The short-course surge has also extended to semi-private and public properties. The Arlington Heights (Ill.) Park District has capitalized on an opportunity to attract more league and juniors play while simultaneously adding a more economical option to the existing Arlington Lakes 18-hole course. The District engaged architect Mike Benkusky to renovate and reconfigure its shortish (5,400 yards, par-68) course to accommodate a 2,300-yard, par-three layout within the larger course. In the process, some holes were “flipped” to create three-, six- and nine-hole loops that all bring players back to the clubhouse.

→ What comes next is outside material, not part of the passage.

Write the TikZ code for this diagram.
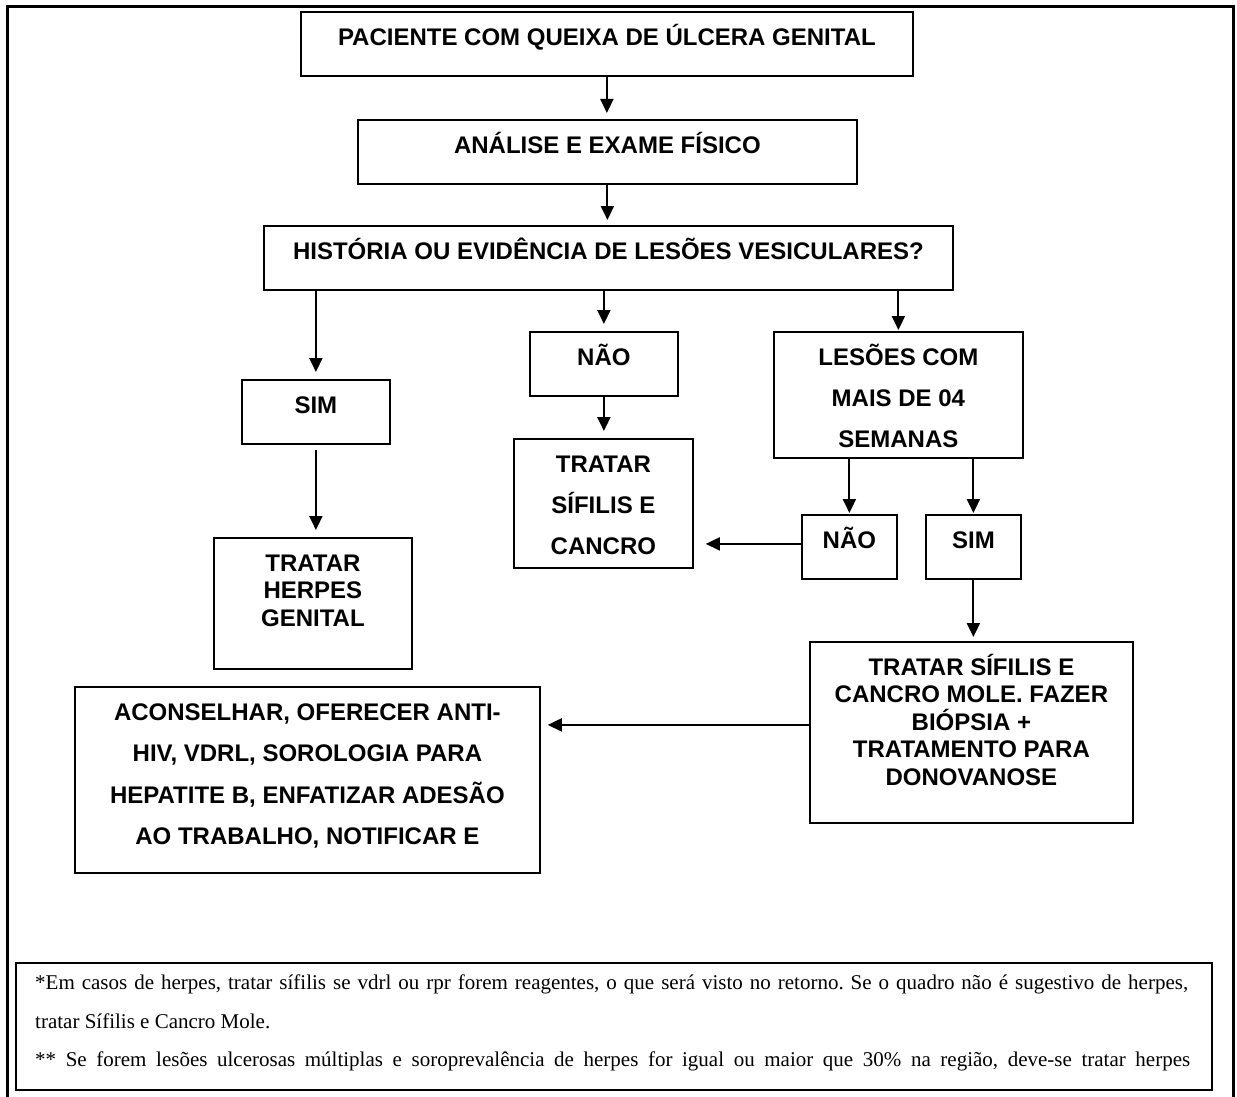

Simultaneously, Benkusky eliminated nearly 70 bunkers, to speed the pace and enhance playability.
The upgrades and the additional layout have shown promising signs since the changes were unveiled in July. “The new design addresses a lot of the issues that are hurting golf,” says Golf Operations Manager Tim Govern. “It’s a little more player-friendly, and people can play for less than the cost of a movie these days. It creates a unique niche in the marketplace for us, and the better player can play it, too.”
The new configurations, Govern reports, have already helped Arlington Lakes to net “significantly” more revenue per round while doing slightly fewer rounds and stretching tee times from 8- to 10-minute intervals for a net gain in revenue augmented by less wear and tear on the course.